I’ve had this post in my head for a while but have been finding it hard to find the right words. Sausage, just recently, has been talking about dying. During her games with her dollies, she’ll talk about them dying from one illness or another (mostly due to starvation, if I remember rightly…) and she starts random conversations about people passing away.
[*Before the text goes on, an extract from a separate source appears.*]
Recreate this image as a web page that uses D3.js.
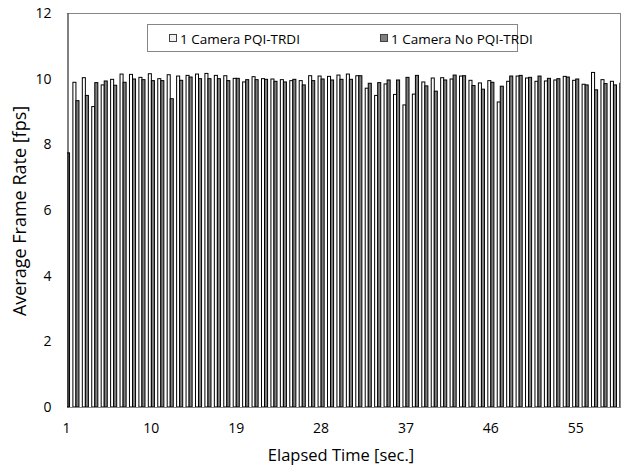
<!DOCTYPE html>
<html>
<head>
<meta charset="utf-8">
<script src="https://cdn.jsdelivr.net/npm/d3@7"></script>
<style>
  body { margin: 0; background: #fff; }
  text { font-family: "Open Sans", sans-serif; fill: #000; }
</style>
</head>
<body>
<div id="chart"></div>
<script>
// elapsed seconds 1..60
var seconds = d3.range(1, 61);

// 1 Camera PQI-TRDI (first one sits behind the axis, not readable)
var pqi = [null, 9.89, 10.03, 9.15, 9.81, 9.98, 10.14, 10.13, 10.04, 10.15,
           10.00, 10.12, 10.08, 10.10, 10.14, 10.16, 10.10, 10.09, 10.01, 9.90,
           10.06, 10.00, 9.99, 9.97, 9.94, 9.94, 10.09, 10.08, 10.07, 10.11,
           10.14, 10.09, 9.71, 9.49, 9.84, 9.52, 9.20, 9.53, 9.90, 10.02,
           10.03, 9.99, 10.08, 9.95, 9.87, 9.94, 9.29, 9.92, 10.08, 10.02,
           9.92, 9.93, 9.96, 10.07, 9.95, 9.83, 10.19, 9.97, 9.92, 9.86];

// 1 Camera No PQI-TRDI
var noPqi = [7.74, 9.33, 9.49, 9.88, 9.93, 9.80, 9.89, 9.99, 9.97, 9.94,
             9.94, 9.39, 9.95, 10.05, 10.00, 10.00, 10.00, 9.94, 10.01, 9.97,
             9.97, 9.98, 9.92, 9.90, 9.98, 9.81, 9.94, 9.99, 9.96, 9.98,
             9.98, 10.09, 9.86, 9.88, 9.96, 9.96, 10.04, 10.10, 9.78, 9.62,
             9.96, 10.11, 10.09, 9.79, 9.68, 9.89, 9.77, 10.08, 10.10, 10.04,
             10.08, 10.01, 10.00, 10.05, 9.99, 9.81, 9.66, 9.85, 9.81, 9.80];

var yTicks = [0, 2, 4, 6, 8, 10, 12];
var xTickLabels = [1, 10, 19, 28, 37, 46, 55];

var W = 622, H = 470;
var plot = {left: 67, right: 621, top: 13, bottom: 407};

var svg = d3.select("#chart").append("svg").attr("width", W).attr("height", H);

// category 1 is centred right on the value axis, so the bands start left of it
var step = 9.43;
var x = d3.scaleBand().domain(seconds)
    .range([plot.left - 0.5 - step / 2, plot.left - 0.5 - step / 2 + step * seconds.length])
    .paddingInner(0).paddingOuter(0);
var xs = d3.scaleBand().domain(["pqi", "no"]).range([0, step]).paddingInner(0).paddingOuter(0.55);
var y = d3.scaleLinear().domain([0, 12]).range([plot.bottom, plot.top]);

svg.append("defs").append("clipPath").attr("id", "clip")
    .append("rect").attr("x", plot.left).attr("y", plot.top)
    .attr("width", plot.right - plot.left).attr("height", plot.bottom - plot.top);

var bars = svg.append("g").attr("clip-path", "url(#clip)");
var rows = seconds.map(function(s, i) { return {s: s, pqi: pqi[i], no: noPqi[i]}; });

bars.selectAll("rect.pqi").data(rows.filter(function(d) { return d.pqi != null; }))
  .enter().append("rect").attr("class", "pqi")
    .attr("x", function(d) { return x(d.s) + xs("pqi"); })
    .attr("width", xs.bandwidth())
    .attr("y", function(d) { return y(d.pqi); })
    .attr("height", function(d) { return y(0) - y(d.pqi); })
    .attr("fill", "#ffffff").attr("stroke", "#000").attr("stroke-width", 1);

bars.selectAll("rect.no").data(rows)
  .enter().append("rect").attr("class", "no")
    .attr("x", function(d) { return x(d.s) + xs("no"); })
    .attr("width", xs.bandwidth())
    .attr("y", function(d) { return y(d.no); })
    .attr("height", function(d) { return y(0) - y(d.no); })
    .attr("fill", "#7f7f7f").attr("stroke", "#000").attr("stroke-width", 1);

// frame
svg.append("line").attr("x1", plot.left).attr("x2", plot.right).attr("y1", plot.top + 0.5).attr("y2", plot.top + 0.5)
    .attr("stroke", "#868686");
svg.append("line").attr("x1", plot.right - 0.5).attr("x2", plot.right - 0.5).attr("y1", plot.top).attr("y2", plot.bottom)
    .attr("stroke", "#868686");
svg.append("line").attr("x1", plot.left).attr("x2", plot.right).attr("y1", plot.bottom + 0.5).attr("y2", plot.bottom + 0.5)
    .attr("stroke", "#868686");

// y axis
var yAxis = svg.append("g").attr("transform", "translate(" + (plot.left + 0.5) + ",0)")
    .call(d3.axisLeft(y).tickValues(yTicks).tickSize(0).tickPadding(16));
yAxis.select(".domain").attr("stroke", "#000");
yAxis.selectAll("text").attr("font-size", "14px").style("font-family", "'Open Sans', sans-serif");

// x axis labels (every 9th second)
var xAxis = svg.append("g").attr("transform", "translate(0," + plot.bottom + ")")
    .call(d3.axisBottom(x).tickValues(xTickLabels).tickSize(0).tickPadding(16));
xAxis.select(".domain").remove();
xAxis.selectAll("text").attr("font-size", "14px").style("font-family", "'Open Sans', sans-serif");

// axis titles
svg.append("text").attr("x", 341).attr("y", 461)
    .attr("text-anchor", "middle").attr("font-size", "16.5px").text("Elapsed Time [sec.]");
svg.append("text").attr("transform", "translate(26,211) rotate(-90)")
    .attr("text-anchor", "middle").attr("font-size", "18px").text("Average Frame Rate [fps]");

// legend
var lg = svg.append("g");
lg.append("rect").attr("x", 147.5).attr("y", 24.5).attr("width", 370).attr("height", 27)
    .attr("fill", "#fff").attr("stroke", "#868686");
var items = [{label: "1 Camera PQI-TRDI", fill: "#f2f2f2", x: 169},
             {label: "1 Camera No PQI-TRDI", fill: "#7f7f7f", x: 380}];
items.forEach(function(it) {
  lg.append("rect").attr("x", it.x + 0.5).attr("y", 34.5).attr("width", 7).attr("height", 7)
    .attr("fill", it.fill).attr("stroke", "#404040");
  lg.append("text").attr("x", it.x + 11).attr("y", 43.5).attr("font-size", "13.5px").text(it.label);
});
</script>
</body>
</html>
When my step mum died last year, I thought I did a really good job of hiding my grief, but looking back I know I failed. She saw me crying, utterly bereft, in denial, angry – the full set of emotions that goes with losing a loved one. Maybe this has contributed to her sudden awareness of mortality.
Then there’s Disney.
I wrote this post not long after I started my blog, but due to that wonderful parental pressure that kids know how to exert, Sausage now watches a small selection of Disney films, with Lilo and Stitch being her absolute fave. In fact, there are FOUR Lilo and Stitch films and a TV series, all of which she now has. In Lilo and Stitch 2 (for those of you who haven’t seen it…) Stitch’s batteries run out at the end and everyone thinks he’s dead. Sausage fixates on this part of the film and even though he comes back to life, often says repeatedly “Stitch is dead, isn’t he Mummy?”.
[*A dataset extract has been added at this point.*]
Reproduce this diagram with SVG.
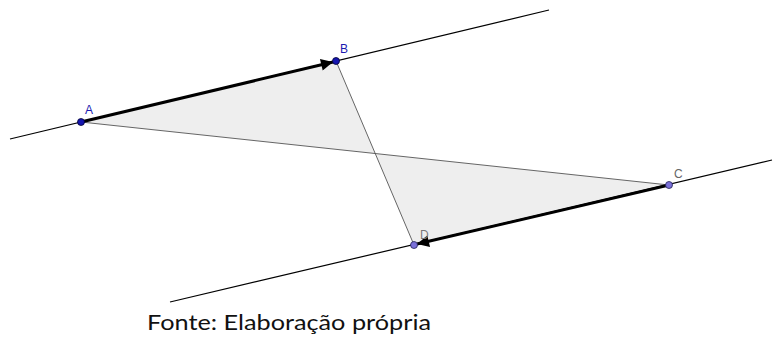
<svg xmlns="http://www.w3.org/2000/svg" width="781" height="338" viewBox="0 0 781 338">
<style>
.line{stroke:#000;stroke-width:1.2;fill:none}
.seg{stroke:#555;stroke-width:0.9;fill:none}
.vec{stroke:#000;stroke-width:3;fill:none}
.lbl{font-family:"Liberation Sans",Arial,sans-serif;font-size:12px}
.cap{font-family:Lato,"DejaVu Sans",sans-serif;font-size:21px;fill:#111}
</style>
<defs>
<marker id="arr" viewBox="0 0 10 10" refX="10" refY="5" markerWidth="5.5" markerHeight="4" markerUnits="strokeWidth" orient="auto">
<path d="M0,0 L10,5 L0,10 Z" fill="#000"/>
</marker>
</defs>
<rect width="781" height="338" fill="#fff"/>
<g id="shading">
<polygon points="81,122 336,61 414,245 669,185" fill="#eeeeee" stroke="none"/>
</g>
<g id="connectors">
<line class="line" x1="10" y1="139" x2="549" y2="10"/>
<line class="line" x1="170" y1="302" x2="772" y2="160"/>
<line class="seg" x1="81" y1="122" x2="669" y2="185"/>
<line class="seg" x1="336" y1="61" x2="414" y2="245"/>
<line class="vec" x1="81" y1="122" x2="333" y2="62" marker-end="url(#arr)"/>
<line class="vec" x1="669" y1="185" x2="417" y2="244" marker-end="url(#arr)"/>
</g>
<g id="A"><circle cx="81" cy="122" r="3.5" fill="#1515b0" stroke="#000033" stroke-width="0.8"/><text class="lbl" x="85" y="114" fill="#1a1ab0">A</text></g>
<g id="B"><circle cx="336" cy="61" r="3.5" fill="#1515b0" stroke="#000033" stroke-width="0.8"/><text class="lbl" x="340" y="53" fill="#1a1ab0">B</text></g>
<g id="C"><circle cx="669" cy="185" r="3.5" fill="#7a70d8" stroke="#222255" stroke-width="0.8"/><text class="lbl" x="674" y="178" fill="#666">C</text></g>
<g id="D"><circle cx="414" cy="245" r="3.5" fill="#7a70d8" stroke="#222255" stroke-width="0.8"/><text class="lbl" x="420" y="239" fill="#777">D</text></g>
<text class="cap" x="147" y="330" textLength="284" lengthAdjust="spacingAndGlyphs">Fonte: Elaboração própria</text>
</svg>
I always said that I wanted to protect Sausage’s innocence as much as I possibly could, but there comes a time in a child’s life when they start to ask questions.
“Daddy, why don’t you have your cat Mitzy anymore?”
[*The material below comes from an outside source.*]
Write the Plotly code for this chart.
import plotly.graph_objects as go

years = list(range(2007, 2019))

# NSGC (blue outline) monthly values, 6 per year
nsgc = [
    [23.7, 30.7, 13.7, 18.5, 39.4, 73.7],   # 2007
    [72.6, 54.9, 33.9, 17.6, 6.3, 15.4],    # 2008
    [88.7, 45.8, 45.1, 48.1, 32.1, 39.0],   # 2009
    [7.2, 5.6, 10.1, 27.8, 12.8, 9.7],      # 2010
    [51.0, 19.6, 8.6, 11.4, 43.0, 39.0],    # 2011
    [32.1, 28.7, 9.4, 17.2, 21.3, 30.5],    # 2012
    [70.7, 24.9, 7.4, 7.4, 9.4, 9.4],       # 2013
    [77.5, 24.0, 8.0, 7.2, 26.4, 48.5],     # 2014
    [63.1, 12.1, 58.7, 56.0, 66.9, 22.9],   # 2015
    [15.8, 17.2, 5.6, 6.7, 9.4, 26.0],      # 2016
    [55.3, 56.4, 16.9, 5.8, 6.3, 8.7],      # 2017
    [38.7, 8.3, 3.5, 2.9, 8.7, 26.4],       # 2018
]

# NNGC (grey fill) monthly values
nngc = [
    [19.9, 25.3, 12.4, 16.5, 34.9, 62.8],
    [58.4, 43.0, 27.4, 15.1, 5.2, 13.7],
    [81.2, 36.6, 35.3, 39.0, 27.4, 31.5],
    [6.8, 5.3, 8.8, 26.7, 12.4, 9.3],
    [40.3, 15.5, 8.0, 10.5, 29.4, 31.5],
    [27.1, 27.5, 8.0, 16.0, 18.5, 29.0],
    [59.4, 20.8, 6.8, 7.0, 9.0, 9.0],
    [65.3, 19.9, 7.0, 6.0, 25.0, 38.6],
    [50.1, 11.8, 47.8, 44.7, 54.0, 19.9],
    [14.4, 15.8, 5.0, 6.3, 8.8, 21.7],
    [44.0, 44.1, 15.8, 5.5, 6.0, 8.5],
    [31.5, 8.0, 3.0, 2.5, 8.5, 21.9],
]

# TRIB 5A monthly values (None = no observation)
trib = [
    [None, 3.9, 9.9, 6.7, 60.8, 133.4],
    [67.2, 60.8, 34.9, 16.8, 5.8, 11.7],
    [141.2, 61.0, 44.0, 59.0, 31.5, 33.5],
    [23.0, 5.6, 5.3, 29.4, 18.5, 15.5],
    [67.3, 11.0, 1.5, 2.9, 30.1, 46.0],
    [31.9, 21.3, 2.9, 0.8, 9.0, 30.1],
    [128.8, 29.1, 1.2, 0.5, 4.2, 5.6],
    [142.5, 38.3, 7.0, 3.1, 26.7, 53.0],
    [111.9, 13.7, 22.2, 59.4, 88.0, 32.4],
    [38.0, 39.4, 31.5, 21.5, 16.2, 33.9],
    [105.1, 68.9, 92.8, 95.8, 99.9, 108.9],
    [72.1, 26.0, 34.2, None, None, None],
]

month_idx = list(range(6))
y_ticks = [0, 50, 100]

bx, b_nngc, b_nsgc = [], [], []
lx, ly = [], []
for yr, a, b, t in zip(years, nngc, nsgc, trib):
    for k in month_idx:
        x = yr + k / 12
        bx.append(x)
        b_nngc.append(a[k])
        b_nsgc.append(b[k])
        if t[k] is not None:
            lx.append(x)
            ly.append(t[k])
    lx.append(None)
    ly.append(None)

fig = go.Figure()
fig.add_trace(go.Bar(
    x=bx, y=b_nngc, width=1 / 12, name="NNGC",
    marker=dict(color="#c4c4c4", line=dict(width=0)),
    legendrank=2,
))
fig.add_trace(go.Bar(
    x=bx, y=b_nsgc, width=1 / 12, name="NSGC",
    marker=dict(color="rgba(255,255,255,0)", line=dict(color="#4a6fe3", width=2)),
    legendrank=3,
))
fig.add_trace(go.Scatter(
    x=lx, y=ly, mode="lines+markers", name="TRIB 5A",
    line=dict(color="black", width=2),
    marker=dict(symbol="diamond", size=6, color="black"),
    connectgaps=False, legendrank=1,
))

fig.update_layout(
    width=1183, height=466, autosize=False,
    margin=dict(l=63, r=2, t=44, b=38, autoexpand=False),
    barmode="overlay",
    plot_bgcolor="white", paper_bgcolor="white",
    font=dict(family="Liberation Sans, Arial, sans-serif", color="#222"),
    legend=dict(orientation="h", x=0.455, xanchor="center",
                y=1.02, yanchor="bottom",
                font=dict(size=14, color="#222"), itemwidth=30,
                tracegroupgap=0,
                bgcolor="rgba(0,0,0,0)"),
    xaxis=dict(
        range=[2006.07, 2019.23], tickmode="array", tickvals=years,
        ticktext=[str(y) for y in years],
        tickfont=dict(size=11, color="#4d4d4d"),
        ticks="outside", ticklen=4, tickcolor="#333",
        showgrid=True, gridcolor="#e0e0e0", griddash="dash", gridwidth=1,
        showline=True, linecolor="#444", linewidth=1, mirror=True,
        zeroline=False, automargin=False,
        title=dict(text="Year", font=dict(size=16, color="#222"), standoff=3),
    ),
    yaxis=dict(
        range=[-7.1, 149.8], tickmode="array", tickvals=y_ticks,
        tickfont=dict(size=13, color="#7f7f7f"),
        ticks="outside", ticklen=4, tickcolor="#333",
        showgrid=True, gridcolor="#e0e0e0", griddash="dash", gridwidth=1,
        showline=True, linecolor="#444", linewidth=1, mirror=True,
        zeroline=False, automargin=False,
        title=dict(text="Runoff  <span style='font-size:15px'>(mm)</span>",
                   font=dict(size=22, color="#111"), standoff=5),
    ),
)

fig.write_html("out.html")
“Mummy, why don’t we see Lorraine anymore?”
She also became aware of the concept after seeing charity adverts on television. She asked her Daddy why the little girl in the Water Aid advert looked so sad and Husband explained that she and lots of other kids didn’t have any clean water to drink, to which Sausage responded that she wanted to give her Christmas money to the little girl to help her. Husband made a donation on Sausage’s behalf (though not out of her Christmas money) and he and I were bursting with pride at our child’s kindness.
And how do we answer those questions without touching on the subject of death? To an extent I feel like I’ve failed her, should have given her a more imaginative answer and skirted around the issue, but at the same time, I don’t condone lying to kids when the truth will do. I think I just have to come to terms with the fact that she’s a bright kid and it was time for her to learn certain facts of life. She’s only three and a half, though. Seems horribly young.
Do you know when your kids became aware of death and dying? Did they hear about it from you and how did you handle the subject?